During my practice, at the very beginning stage, I have realized the lack of attention to disadvantage communities in many aspects. With the rapid urbanization and haste development, many neglected areas have been either over-exploited, or being left isolated, poor, lack of communication and education.

Globalization has brought the world together, however it has also brought the disadvantaged groups away from the majority. I came to realize that architecture itself cannot resolve the issue. The disadvantaged group needs more than good design. They need supports in finance, knowledges, activities, and need to be recognized as well as participating in making decisions.
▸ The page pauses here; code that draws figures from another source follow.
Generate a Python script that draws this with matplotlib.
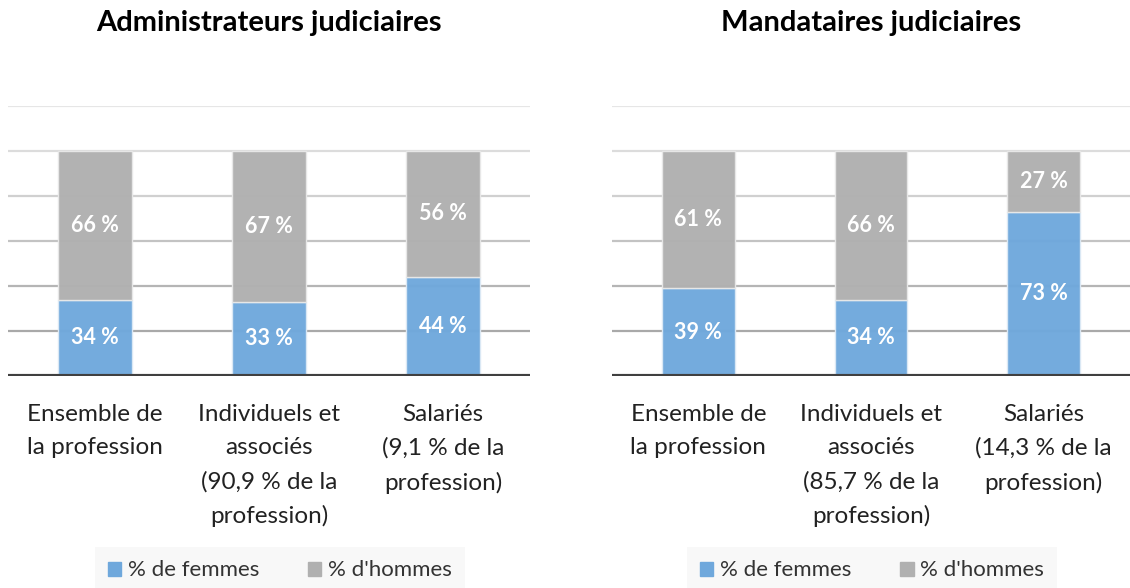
import matplotlib
matplotlib.use('Agg')
import matplotlib.pyplot as plt
from matplotlib.patches import Patch

plt.rcParams['font.family'] = ['Lato', 'DejaVu Sans']

titres = ['Administrateurs judiciaires', 'Mandataires judiciaires']
categories_admin = ['Ensemble de\nla profession', 'Individuels et\nassociés\n(90,9 % de la\nprofession)',
                    'Salariés\n(9,1 % de la\nprofession)']
categories_mand = ['Ensemble de\nla profession', 'Individuels et\nassociés\n(85,7 % de la\nprofession)',
                   'Salariés\n(14,3 % de la\nprofession)']
femmes_admin = [34, 33, 44]
hommes_admin = [66, 67, 56]
femmes_mand = [39, 34, 73]
hommes_mand = [61, 66, 27]

bleu = '#6fa8dc'
gris = '#b0b0b0'
grilles = {20: '#a9a9a9', 40: '#b5b5b5', 60: '#c3c3c3', 80: '#d0d0d0', 100: '#dcdcdc', 120: '#e6e6e6'}

fig = plt.figure(figsize=(11.3, 5.88), dpi=100)
ax1 = fig.add_axes([8/1130, 1-376/588, 522/1130, 270/588])
ax2 = fig.add_axes([612/1130, 1-376/588, 518/1130, 270/588])

donnees = [(ax1, titres[0], categories_admin, femmes_admin, hommes_admin, 0.521),
           (ax2, titres[1], categories_mand, femmes_mand, hommes_mand, 0.502)]

for ax, titre, cats, fem, hom, leg_x in donnees:
    x = list(range(len(cats)))
    for val, c in grilles.items():
        ax.axhline(val, color=c, lw=1.6, zorder=0)
    ax.bar(x, fem, width=0.42, color=bleu, edgecolor='#dce9f5', linewidth=1, alpha=0.97, zorder=2)
    ax.bar(x, hom, width=0.42, bottom=fem, color=gris, edgecolor='#e8e8e8', linewidth=1, alpha=0.97, zorder=2)
    for i in x:
        ax.text(i, fem[i]/2, f'{fem[i]} %', color='white', fontsize=15.5, fontweight='bold',
                ha='center', va='center', zorder=3)
        ax.text(i, fem[i] + hom[i]/2, f'{hom[i]} %', color='white', fontsize=15.5, fontweight='bold',
                ha='center', va='center', zorder=3)
    ax.axhline(0, color='#404040', lw=3, zorder=4)
    ax.set_ylim(0, 120)
    ax.set_xlim(-0.5, 2.5)
    ax.set_yticks([])
    ax.set_xticks(x)
    ax.set_xticklabels(cats, fontsize=17.5, color='#222222', linespacing=1.72)
    ax.tick_params(axis='x', length=0, pad=20)
    ax.set_frame_on(False)
    ax.set_title(titre, fontsize=21, fontweight='bold', pad=54)
    leg = ax.legend(handles=[Patch(color=bleu), Patch(color=gris)],
                    labels=['% de femmes', "% d'hommes"], loc='center', bbox_to_anchor=(leg_x, -0.72),
                    ncol=2, fontsize=16, frameon=True, facecolor='#f7f7f7', edgecolor='none',
                    fancybox=False, handlelength=0.6, handleheight=0.6, handletextpad=0.3,
                    columnspacing=2.2, borderpad=0.6, labelcolor='#333333')

fig.savefig('out.png', dpi=100)
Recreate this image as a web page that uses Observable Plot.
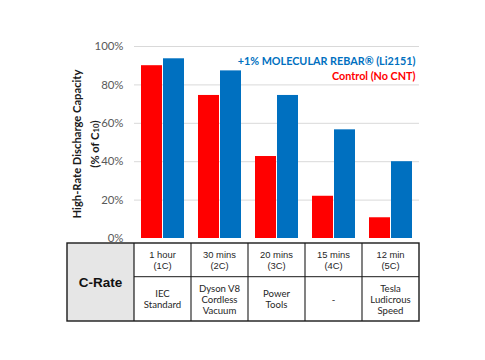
<!DOCTYPE html>
<html><head><meta charset="utf-8">
<script src="https://cdn.jsdelivr.net/npm/d3@7"></script>
<script src="https://cdn.jsdelivr.net/npm/@observablehq/plot@0.6"></script>
<style>html,body{margin:0;padding:0;background:#fff}svg{display:block}</style>
</head><body><div id="chart"></div>
<script>
// ---- data ----
const categories = ["1C", "2C", "3C", "4C", "5C"];
const rateLabels = [["1 hour", "(1C)"], ["30 mins", "(2C)"], ["20 mins", "(3C)"], ["15 mins", "(4C)"], ["12 min", "(5C)"]];
const applications = [["IEC", "Standard"], ["Dyson V8", "Cordless", "Vacuum"], ["Power", "Tools"], ["-"], ["Tesla", "Ludicrous", "Speed"]];
const series = ["Control (No CNT)", "+1% MOLECULAR REBAR® (Li2151)"];
const controlValues = [0.90, 0.745, 0.427, 0.22, 0.108];
const rebarValues = [0.936, 0.873, 0.745, 0.566, 0.40];
const yTicks = [0, 0.2, 0.4, 0.6, 0.8, 1.0];
const tableHeader = "C-Rate";
const yLabelLine1 = "High-Rate Discharge Capacity";
const yLabelLine2 = ["(% of C", "10", ")"];
const colors = ["#FF0000", "#0070C0"];

const rows = [];
categories.forEach((c, i) => {
  rows.push({cat: c, series: series[0], value: controlValues[i]});
  rows.push({cat: c, series: series[1], value: rebarValues[i]});
});

const NS = "http://www.w3.org/2000/svg";
function el(tag, attrs, text) {
  const e = document.createElementNS(NS, tag);
  for (const k in attrs) e.setAttribute(k, attrs[k]);
  if (text != null) e.textContent = text;
  return e;
}

function tableRender(index, scales, values, dims) {
  const g = el("g", {});
  const fx = scales.fx;
  const left0 = dims.marginLeft;
  const right0 = dims.width - dims.marginRight;
  const step = fx && fx(categories[1]) != null ? fx(categories[1]) - fx(categories[0]) : (right0 - left0) / categories.length;
  const colX = (i) => (fx && fx(categories[i]) != null ? fx(categories[i]) : left0 + i * step);
  const top = dims.height - dims.marginBottom + 5;
  const mid = top + 33.7;
  const bottom = top + 78;
  const hdrLeft = left0 - 67;
  const tableRight = colX(categories.length - 1) + step;
  // header cell
  g.appendChild(el("rect", {x: hdrLeft, y: top, width: left0 - hdrLeft, height: bottom - top, fill: "#e6e6e6"}));
  g.appendChild(el("text", {x: (hdrLeft + left0) / 2, y: (top + bottom) / 2 + 0.5, "text-anchor": "middle", "dominant-baseline": "central",
    "font-family": "Liberation Sans, Arial, sans-serif", "font-size": 13.5, "font-weight": "bold", fill: "#111"}, tableHeader));
  const tf1 = {"font-family": "Liberation Sans, Arial, sans-serif", "font-size": 9.4, fill: "#262626", "text-anchor": "middle", "dominant-baseline": "central"};
  const tf2 = {"font-family": "Lato, sans-serif", "font-size": 9.6, fill: "#262626", "text-anchor": "middle", "dominant-baseline": "central"};
  categories.forEach((c, i) => {
    const cx = colX(i) + step / 2;
    const r1 = rateLabels[i];
    r1.forEach((t, j) => g.appendChild(el("text", Object.assign({x: cx, y: (top + mid) / 2 + (j - (r1.length - 1) / 2) * 11.5}, tf1), t)));
    const r2 = applications[i];
    r2.forEach((t, j) => g.appendChild(el("text", Object.assign({x: cx, y: (mid + bottom) / 2 + 0.5 + (j - (r2.length - 1) / 2) * 11}, tf2), t)));
  });
  // grid lines
  const ln = (x1, y1, x2, y2, w) => g.appendChild(el("line", {x1, y1, x2, y2, stroke: "#1a1a1a", "stroke-width": w}));
  ln(left0, mid, tableRight, mid, 1);
  for (let i = 1; i < categories.length; i++) ln(colX(i), top, colX(i), bottom, 1.1);
  ln(left0, top, left0, bottom, 1.2);
  g.appendChild(el("rect", {x: hdrLeft, y: top, width: tableRight - hdrLeft, height: bottom - top, fill: "none", stroke: "#1a1a1a", "stroke-width": 1.4}));
  // y label
  const cy = (dims.marginTop + dims.height - dims.marginBottom) / 2 + 2;
  const lf = {"font-family": "Lato, sans-serif", "font-size": 11.2, "font-weight": "bold", fill: "#1a1a1a", "text-anchor": "middle", "dominant-baseline": "central"};
  g.appendChild(el("text", Object.assign({transform: `translate(${hdrLeft + 9},${cy}) rotate(-90)`}, lf), yLabelLine1));
  const t2 = el("text", Object.assign({transform: `translate(${hdrLeft + 26.5},${cy}) rotate(-90)`}, lf));
  t2.appendChild(el("tspan", {}, yLabelLine2[0]));
  t2.appendChild(el("tspan", {"font-size": 7.8, dy: 2.5}, yLabelLine2[1]));
  t2.appendChild(el("tspan", {dy: -2.5}, yLabelLine2[2]));
  g.appendChild(t2);
  return g;
}

try {
  const plot = Plot.plot({
    width: 485,
    height: 360,
    marginLeft: 133,
    marginRight: 65,
    marginTop: 46,
    marginBottom: 122,
    style: {fontFamily: "Lato, sans-serif", background: "#fff", overflow: "visible"},
    fx: {domain: categories, padding: 0, axis: null, label: null},
    x: {domain: series, paddingInner: 0.045, paddingOuter: 0.27, axis: null},
    y: {domain: [0, 1], axis: null},
    color: {domain: series, range: colors},
    marks: [
      Plot.gridY(yTicks.slice(1), {stroke: "#d9d9d9", strokeOpacity: 1, strokeWidth: 1}),
      Plot.axisY(yTicks, {tickSize: 0, tickPadding: 11, tickFormat: d => Math.round(d * 100) + "%", fontSize: 11.4, fill: "#595959", label: null}),
      Plot.barY(rows, {fx: "cat", x: "series", y: "value", fill: "series"}),
      Plot.text([series[1]], {fx: () => categories[categories.length - 1], frameAnchor: "top-right", dx: -4, dy: 10.7, text: d => d, fill: colors[1], fontWeight: "bold", fontSize: 10.8, textAnchor: "end"}),
      Plot.text([series[0]], {fx: () => categories[categories.length - 1], frameAnchor: "top-right", dx: -4, dy: 25.7, text: d => d, fill: colors[0], fontWeight: "bold", fontSize: 10.8, textAnchor: "end"}),
      Plot.frame({facet: "super", stroke: "none", render: tableRender})
    ]
  });
  document.getElementById("chart").appendChild(plot);
} catch (e) {
  document.body.appendChild(document.createTextNode("ERR: " + e.message));
}
</script>
</body></html>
Therefore, my approach is to aggregate different resources: architects, NGOs, social groups, local communities, university and institutions, to help build projects together for disadvantage communities. It was challenging because it took a lot of time and efforts convincing the local people to believe in the project, then they would participate in and operate it themselves; as well as other people and organizations to believe in the good wills and the practicality of the project so that they would help supporting and funding for it.

In more than ten years, besides working on urban projects, my office and I have completed more than thirty other community projects. It is not a very long period, but it was not easy, either. I have always believed that the disadvantaged groups possess great cultural values that yet have not been paid enough attention to. In my design, modern technologies combine with local construction method and material to bring a contemporary look for vernacular architecture. And, on top of all, it needs to be self-sustained, livable, as at the end it will be used by the locals.

Practicing in community architecture has helped me reveal the beauty of local values; and give me the happiness of the ability to connect people and support them. It also shows me the unlimited ability of architecture to raise happiness, for the architects, for the users, and for the building itself. This is the core value of our firm and myself: architecture is not merely buildings and space. It is happiness.